**Requirement**
Leave out the pictures, and return only the lines running from the one that contains "Output the web" to the one that contains "update: Fri Mar", both included, exactly as they appear.

**Dataset content**
◆ ◆ ◆ ◆
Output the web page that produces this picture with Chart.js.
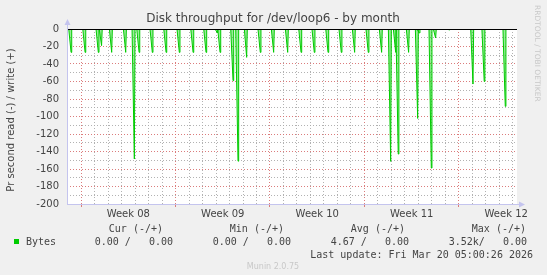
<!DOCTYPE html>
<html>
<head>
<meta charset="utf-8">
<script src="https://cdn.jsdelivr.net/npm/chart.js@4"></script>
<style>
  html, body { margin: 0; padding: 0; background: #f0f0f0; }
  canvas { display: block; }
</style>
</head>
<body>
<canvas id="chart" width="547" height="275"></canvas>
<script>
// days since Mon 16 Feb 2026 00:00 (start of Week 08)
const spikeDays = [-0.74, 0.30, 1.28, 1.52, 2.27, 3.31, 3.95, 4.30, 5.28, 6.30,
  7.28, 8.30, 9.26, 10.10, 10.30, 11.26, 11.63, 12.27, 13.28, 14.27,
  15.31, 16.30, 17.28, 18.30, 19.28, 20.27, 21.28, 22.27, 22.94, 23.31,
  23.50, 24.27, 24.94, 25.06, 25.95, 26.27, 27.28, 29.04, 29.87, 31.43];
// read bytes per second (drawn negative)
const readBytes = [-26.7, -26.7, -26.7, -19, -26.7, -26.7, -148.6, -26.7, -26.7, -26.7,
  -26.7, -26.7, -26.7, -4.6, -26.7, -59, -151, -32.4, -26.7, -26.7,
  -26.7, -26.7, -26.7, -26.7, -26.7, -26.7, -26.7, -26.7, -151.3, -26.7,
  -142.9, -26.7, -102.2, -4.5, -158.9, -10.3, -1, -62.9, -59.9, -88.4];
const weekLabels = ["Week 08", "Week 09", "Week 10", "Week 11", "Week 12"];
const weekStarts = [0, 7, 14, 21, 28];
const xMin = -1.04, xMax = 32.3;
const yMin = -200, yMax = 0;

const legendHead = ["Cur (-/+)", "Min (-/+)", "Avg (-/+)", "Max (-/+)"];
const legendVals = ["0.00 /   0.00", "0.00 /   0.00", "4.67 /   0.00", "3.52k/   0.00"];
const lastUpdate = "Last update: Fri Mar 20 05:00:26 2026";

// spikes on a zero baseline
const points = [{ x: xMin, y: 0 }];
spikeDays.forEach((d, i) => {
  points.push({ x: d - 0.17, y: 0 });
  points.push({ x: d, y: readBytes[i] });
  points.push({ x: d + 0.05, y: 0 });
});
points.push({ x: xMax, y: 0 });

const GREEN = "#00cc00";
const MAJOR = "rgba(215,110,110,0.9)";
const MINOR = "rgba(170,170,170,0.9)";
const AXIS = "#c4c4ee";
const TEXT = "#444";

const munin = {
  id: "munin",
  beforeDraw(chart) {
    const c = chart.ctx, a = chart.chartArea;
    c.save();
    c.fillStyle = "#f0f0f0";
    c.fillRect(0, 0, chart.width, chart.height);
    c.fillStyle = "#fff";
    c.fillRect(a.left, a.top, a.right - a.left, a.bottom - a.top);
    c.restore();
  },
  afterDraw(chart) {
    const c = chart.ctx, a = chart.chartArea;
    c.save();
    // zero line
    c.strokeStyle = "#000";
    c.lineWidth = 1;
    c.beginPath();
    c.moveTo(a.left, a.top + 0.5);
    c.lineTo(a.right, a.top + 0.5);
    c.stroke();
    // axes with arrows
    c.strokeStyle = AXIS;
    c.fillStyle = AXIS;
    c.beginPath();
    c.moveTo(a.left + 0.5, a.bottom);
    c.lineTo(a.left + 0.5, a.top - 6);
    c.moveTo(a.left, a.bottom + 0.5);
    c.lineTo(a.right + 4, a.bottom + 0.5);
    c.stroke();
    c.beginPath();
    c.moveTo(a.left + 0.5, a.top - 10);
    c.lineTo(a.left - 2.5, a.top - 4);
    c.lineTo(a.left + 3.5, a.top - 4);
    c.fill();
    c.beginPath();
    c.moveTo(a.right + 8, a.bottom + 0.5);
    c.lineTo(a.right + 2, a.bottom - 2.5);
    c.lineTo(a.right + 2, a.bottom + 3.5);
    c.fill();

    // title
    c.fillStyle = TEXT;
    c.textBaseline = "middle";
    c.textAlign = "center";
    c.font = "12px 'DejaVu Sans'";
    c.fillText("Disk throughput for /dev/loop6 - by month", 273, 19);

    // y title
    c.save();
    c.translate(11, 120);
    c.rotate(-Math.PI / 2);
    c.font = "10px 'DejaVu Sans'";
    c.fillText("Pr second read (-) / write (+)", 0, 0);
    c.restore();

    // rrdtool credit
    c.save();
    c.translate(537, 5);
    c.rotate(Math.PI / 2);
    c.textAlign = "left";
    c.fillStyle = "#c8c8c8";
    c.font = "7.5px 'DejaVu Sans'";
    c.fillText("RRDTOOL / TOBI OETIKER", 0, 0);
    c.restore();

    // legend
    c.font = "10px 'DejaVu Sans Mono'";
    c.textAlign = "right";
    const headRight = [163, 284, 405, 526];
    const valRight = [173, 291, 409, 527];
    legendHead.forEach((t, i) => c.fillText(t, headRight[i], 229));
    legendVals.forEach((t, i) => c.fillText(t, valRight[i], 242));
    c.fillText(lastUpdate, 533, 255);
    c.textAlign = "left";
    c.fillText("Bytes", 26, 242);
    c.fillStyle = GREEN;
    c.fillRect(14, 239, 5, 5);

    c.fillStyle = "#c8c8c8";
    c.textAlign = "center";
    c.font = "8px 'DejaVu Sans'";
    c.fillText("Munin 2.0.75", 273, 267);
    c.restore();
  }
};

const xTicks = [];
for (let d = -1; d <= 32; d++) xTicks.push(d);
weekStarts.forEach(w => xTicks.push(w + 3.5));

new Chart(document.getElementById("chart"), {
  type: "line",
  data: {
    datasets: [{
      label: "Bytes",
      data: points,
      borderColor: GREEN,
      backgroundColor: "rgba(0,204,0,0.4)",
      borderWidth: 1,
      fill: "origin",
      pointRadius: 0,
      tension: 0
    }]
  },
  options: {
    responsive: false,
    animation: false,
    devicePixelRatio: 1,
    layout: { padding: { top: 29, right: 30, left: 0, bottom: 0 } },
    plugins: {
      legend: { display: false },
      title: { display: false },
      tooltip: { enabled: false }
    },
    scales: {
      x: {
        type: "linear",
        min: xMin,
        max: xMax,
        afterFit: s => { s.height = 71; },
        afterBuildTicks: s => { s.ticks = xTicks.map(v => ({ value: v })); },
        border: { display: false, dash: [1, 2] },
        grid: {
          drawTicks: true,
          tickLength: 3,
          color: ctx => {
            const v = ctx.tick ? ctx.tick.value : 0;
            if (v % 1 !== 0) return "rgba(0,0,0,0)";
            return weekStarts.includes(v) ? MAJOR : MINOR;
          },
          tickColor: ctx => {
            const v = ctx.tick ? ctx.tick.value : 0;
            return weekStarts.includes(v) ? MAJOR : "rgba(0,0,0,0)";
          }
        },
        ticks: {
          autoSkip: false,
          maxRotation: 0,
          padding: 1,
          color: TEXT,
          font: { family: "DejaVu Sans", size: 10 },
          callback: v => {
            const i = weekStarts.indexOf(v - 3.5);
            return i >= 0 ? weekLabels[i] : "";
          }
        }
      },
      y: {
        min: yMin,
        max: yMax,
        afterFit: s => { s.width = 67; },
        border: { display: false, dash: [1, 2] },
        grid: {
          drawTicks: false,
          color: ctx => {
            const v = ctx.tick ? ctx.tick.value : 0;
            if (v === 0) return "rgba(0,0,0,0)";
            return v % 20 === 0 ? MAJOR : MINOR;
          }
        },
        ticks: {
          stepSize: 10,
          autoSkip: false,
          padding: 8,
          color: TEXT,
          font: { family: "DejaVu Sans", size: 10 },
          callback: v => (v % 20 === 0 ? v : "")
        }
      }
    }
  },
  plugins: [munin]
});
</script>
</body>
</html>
◆ ◆ ◆ ◆
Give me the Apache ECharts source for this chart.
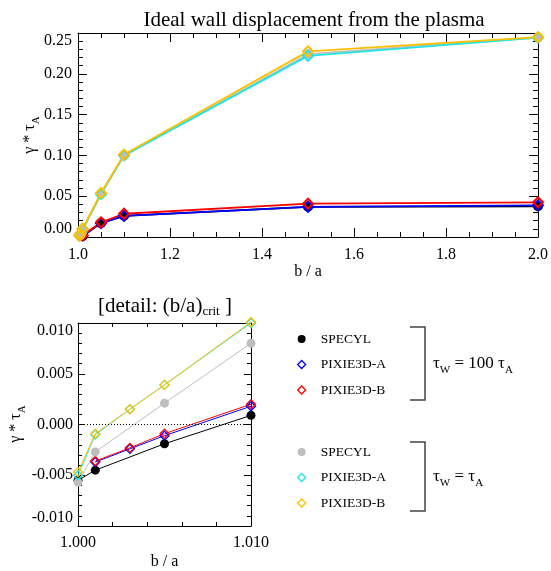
◆ ◆ ◆ ◆
**Exercise response**
Output the web page that produces this picture with Chart.js.
<!DOCTYPE html>
<html>
<head>
<meta charset="utf-8">
<script src="https://cdn.jsdelivr.net/npm/chart.js@4"></script>
<style>
  html, body { margin: 0; padding: 0; background: #f0f0f0; }
  canvas { display: block; }
</style>
</head>
<body>
<canvas id="chart" width="547" height="275"></canvas>
<script>
// days since Mon 16 Feb 2026 00:00 (start of Week 08)
const spikeDays = [-0.74, 0.30, 1.28, 1.52, 2.27, 3.31, 3.95, 4.30, 5.28, 6.30,
  7.28, 8.30, 9.26, 10.10, 10.30, 11.26, 11.63, 12.27, 13.28, 14.27,
  15.31, 16.30, 17.28, 18.30, 19.28, 20.27, 21.28, 22.27, 22.94, 23.31,
  23.50, 24.27, 24.94, 25.06, 25.95, 26.27, 27.28, 29.04, 29.87, 31.43];
// read bytes per second (drawn negative)
const readBytes = [-26.7, -26.7, -26.7, -19, -26.7, -26.7, -148.6, -26.7, -26.7, -26.7,
  -26.7, -26.7, -26.7, -4.6, -26.7, -59, -151, -32.4, -26.7, -26.7,
  -26.7, -26.7, -26.7, -26.7, -26.7, -26.7, -26.7, -26.7, -151.3, -26.7,
  -142.9, -26.7, -102.2, -4.5, -158.9, -10.3, -1, -62.9, -59.9, -88.4];
const weekLabels = ["Week 08", "Week 09", "Week 10", "Week 11", "Week 12"];
const weekStarts = [0, 7, 14, 21, 28];
const xMin = -1.04, xMax = 32.3;
const yMin = -200, yMax = 0;

const legendHead = ["Cur (-/+)", "Min (-/+)", "Avg (-/+)", "Max (-/+)"];
const legendVals = ["0.00 /   0.00", "0.00 /   0.00", "4.67 /   0.00", "3.52k/   0.00"];
const lastUpdate = "Last update: Fri Mar 20 05:00:26 2026";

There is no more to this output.